God does not see and observe and then choose; God speaks! … and it is so. Salvation is a result of God speaking light into our dark hearts. He is the creator of all things … even our faith.
Lastly, there is a problem with this view because it does not lead to the praise of God’s glorious grace. 1 Corinthians 1:26-31 reads:
“For consider your calling, brothers: not many of you were wise according to worldly standards not many were powerful, not many were of noble birth. But God chose what is foolish in the world to shame the wise; …”
Let me interrupt here. How could Paul possibly say this if God’s choice were a result of seeing our decision for Jesus? Is there any decision in all of history wiser than having faith in Jesus? What other decision affects your eternal destiny?
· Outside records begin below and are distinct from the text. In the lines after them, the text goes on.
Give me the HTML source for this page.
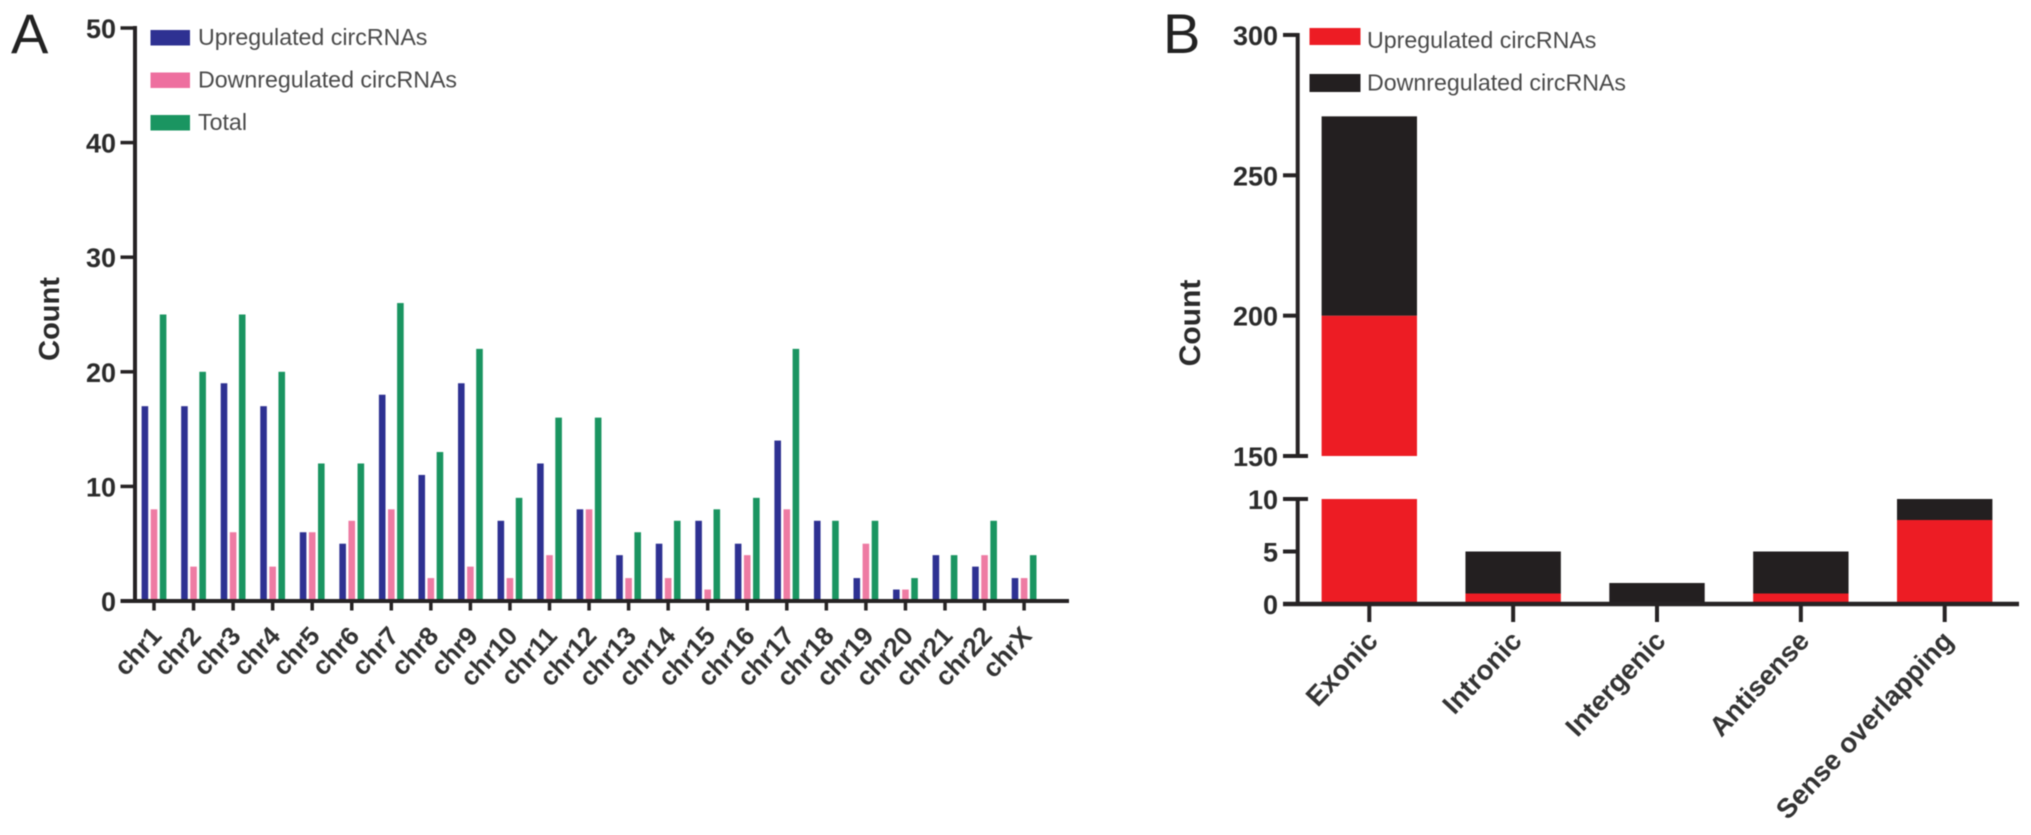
<!DOCTYPE html>
<html lang="en">
<head>
<meta charset="utf-8">
<title>circRNA counts by chromosome and by type</title>
<style>
html,body{margin:0;padding:0;background:#fff;width:2031px;height:835px;overflow:hidden}
svg{display:block;font-family:"Liberation Sans",Arial,sans-serif;filter:blur(.6px)}
.tick{font-weight:700;font-size:27px;fill:#2b2b2b;text-anchor:end}
.axt{font-weight:700;fill:#2b2b2b;text-anchor:middle}
.cat{font-weight:700;fill:#333;text-anchor:end}
.leg{font-size:23.2px;fill:#4a4a4a}
.panel{font-size:56px;fill:#222}
</style>
</head>
<body>
<svg id="fig" xmlns="http://www.w3.org/2000/svg" width="2031" height="835" viewBox="0 0 2031 835">
  <rect width="2031" height="835" fill="#fff"/>
  <text class="panel" x="11" y="53">A</text>
  <text class="panel" x="1163" y="53">B</text>
  <g id="chartA"></g>
  <g id="chartB"></g>

  <text class="axt" font-size="29" transform="translate(59,319) rotate(-90)">Count</text>
  <text class="axt" font-size="30" transform="translate(1200,323) rotate(-90)">Count</text>

  <g>
    <rect x="150.5" y="30" width="39.5" height="15.5" fill="#2e3192"/>
    <text class="leg" x="198" y="45">Upregulated circRNAs</text>
    <rect x="150.5" y="72.5" width="39.5" height="15.5" fill="#ee6f9f"/>
    <text class="leg" x="198" y="87.5">Downregulated circRNAs</text>
    <rect x="150.5" y="115" width="39.5" height="15.5" fill="#1a9561"/>
    <text class="leg" x="198" y="130">Total</text>
  </g>
  <g>
    <rect x="1309.5" y="28" width="51" height="17" fill="#ed1c24"/>
    <text class="leg" x="1367" y="48">Upregulated circRNAs</text>
    <rect x="1309.5" y="74" width="51" height="18" fill="#231f20"/>
    <text class="leg" x="1367" y="90.5">Downregulated circRNAs</text>
  </g>
</svg>
<script>
const chromosomes = ["chr1","chr2","chr3","chr4","chr5","chr6","chr7","chr8","chr9","chr10","chr11","chr12","chr13","chr14","chr15","chr16","chr17","chr18","chr19","chr20","chr21","chr22","chrX"];
const upregulatedA = [17,17,19,17,6,5,18,11,19,7,12,8,4,5,7,5,14,7,2,1,4,3,2];
const downregulatedA = [8,3,6,3,6,7,8,2,3,2,4,8,2,2,1,4,8,0,5,1,0,4,2];
const totalA = [25,20,25,20,12,12,26,13,22,9,16,16,6,7,8,9,22,7,7,2,4,7,4];
const yTicksA = [0,10,20,30,40,50];

const typesB = ["Exonic","Intronic","Intergenic","Antisense","Sense overlapping"];
const upregulatedB = [200,1,0,1,8];
const downregulatedB = [71,4,2,4,2];
const yTicksLowerB = [0,5,10];
const yTicksUpperB = [150,200,250,300];

const NS = "http://www.w3.org/2000/svg";
function mk(parent, tag, attrs, txt){
  const e = document.createElementNS(NS, tag);
  for (const k in attrs) e.setAttribute(k, attrs[k]);
  if (txt !== undefined) e.textContent = txt;
  parent.appendChild(e);
  return e;
}
const DARK = "#262324";

/* ---------- Panel A ---------- */
const gA = document.getElementById("chartA");
const yA = v => 601 - v * 11.46;
const xA = i => 154 + i * 39.55;
const barW = 6.6;
function barA(i, v, off, color, name){
  const r = mk(gA, "rect", {x: xA(i) + off - barW/2, y: yA(v), width: barW, height: yA(0) - yA(v), fill: color});
  
  
}
chromosomes.forEach((c, i) => {
  barA(i, upregulatedA[i], -9.1, "#2e3192", "bar-up");
  barA(i, downregulatedA[i], 0, "#ee7ba3", "bar-down");
  barA(i, totalA[i], 9.1, "#1a9561", "bar-total");
  const t = mk(gA, "line", {x1: xA(i), x2: xA(i), y1: 601, y2: 610.5, stroke: DARK, "stroke-width": 3.5});
  
  
  const lab = mk(gA, "text", {class: "cat", "font-size": 26, transform: `translate(${xA(i) + 9},637) rotate(-47)`}, c);
  
  
});
const axYA = mk(gA, "line", {x1: 135, x2: 135, y1: yA(50) - 2, y2: 603, stroke: DARK, "stroke-width": 4});


const axXA = mk(gA, "line", {x1: 120.5, x2: 1069, y1: 601, y2: 601, stroke: DARK, "stroke-width": 4});


yTicksA.forEach(v => {
  const t = mk(gA, "line", {x1: 120.5, x2: 135, y1: yA(v), y2: yA(v), stroke: DARK, "stroke-width": 3.5});
  
  
  const l = mk(gA, "text", {class: "tick", x: 116, y: yA(v) + 10}, String(v));
  
  
});

/* ---------- Panel B (broken axis) ---------- */
const gB = document.getElementById("chartB");
const yLow = v => 604 - v * 10.5;
const yHigh = v => 456 - (v - 150) * 2.807;
const xB = i => 1369.3 + i * 143.85;
const widthB = 95.4;
function segment(i, a, b, color, name){
  [[0, 10, yLow], [150, 300, yHigh]].forEach(([lo, hi, scale]) => {
    const s = Math.max(a, lo), e = Math.min(b, hi);
    if (e > s) {
      const r = mk(gB, "rect", {x: xB(i) - widthB/2, y: scale(e), width: widthB, height: scale(s) - scale(e), fill: color});
      
      
    }
  });
}
typesB.forEach((c, i) => {
  segment(i, 0, upregulatedB[i], "#ed1c24", "bar-up");
  segment(i, upregulatedB[i], upregulatedB[i] + downregulatedB[i], "#231f20", "bar-down");
  const t = mk(gB, "line", {x1: xB(i), x2: xB(i), y1: 604, y2: 622, stroke: DARK, "stroke-width": 4});
  
  
  const lab = mk(gB, "text", {class: "cat", "font-size": 27.5, transform: `translate(${xB(i) + 10},642) rotate(-47)`}, c);
  
  
});
const axUp = mk(gB, "line", {x1: 1297.7, x2: 1297.7, y1: yHigh(300) - 2, y2: yHigh(150), stroke: DARK, "stroke-width": 4});


const axLow = mk(gB, "line", {x1: 1297.7, x2: 1297.7, y1: yLow(10), y2: yLow(0), stroke: DARK, "stroke-width": 4});


const axXB = mk(gB, "line", {x1: 1283, x2: 2019, y1: 604, y2: 604, stroke: DARK, "stroke-width": 4.5});


function tickB(v, y, long){
  const t = mk(gB, "line", {x1: 1283, x2: long ? 1308 : 1297.7, y1: y, y2: y, stroke: DARK, "stroke-width": 4});
  
  
  const l = mk(gB, "text", {class: "tick", x: 1278, y: y + 10}, String(v));
  
  
}
yTicksUpperB.forEach(v => tickB(v, yHigh(v), v === yTicksUpperB[0]));
yTicksLowerB.forEach(v => tickB(v, yLow(v), v === yTicksLowerB[yTicksLowerB.length - 1]));
</script>
</body>
</html>
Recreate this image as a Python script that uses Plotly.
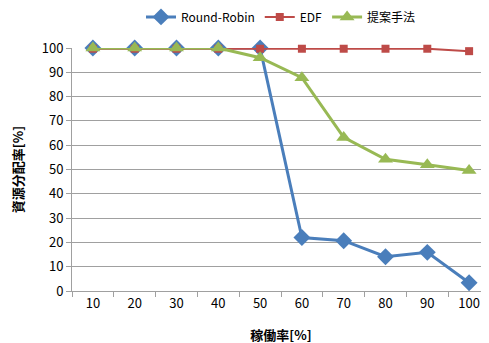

If the initial cause of my salvation could be traced back to my own, independent decision that God simply observed and reacted to, then I have made the wisest decision of all, and Paul doesn’t know what he’s talking about. Okay, let’s continue …
“God chose what is weak in the world to shame the strong; God chose what is low and despised in the world, even things that are not, to bring to nothing things that are, so that no human being might boast in the presence of God. And because of him you are in Christ Jesus, who became to us wisdom from God, righteousness and sanctification and redemption, so that, as it is written, ‘Let the one who boasts, boast in the Lord.’”
Clearly, if the common view of foreknowledge is correct, then I am incredibly wise, and I certainly have some room for boasting. We know we shouldn’t boast, but in this view I am still able to do so. However much I credit myself, I diminish that from God’s worship; and instead of being amazed at God’s unmerited favor toward me, I would know that I deserved it more than those whose poor decisions were also seen in the corridors of time.
It sounds terrible (and it is), but if this common view is true then how could these things not also be so? God’s favor in choosing me is now dependent on my superior wisdom. There is something that caused me to stand out from the rest, and so grace is no longer unmerited and I rightly deserve some of the praise and admiration.
If you are blown away by the grace of God and cringe at the thought of saying you are deserving of mercy, and worthy of praise, then you ought to wholeheartedly deny the common view of foreknowledge. Why did God choose us? Ephesians 1 says it was according to the purpose of His will (He is Creator), and to the praise of His glorious grace. There is a better view of foreknowledge; a view that gives God all the glory, and causes us to marvel and worship at the thought of a love so great that it was determined in the mind of God for all eternity. Praise God for His glorious grace!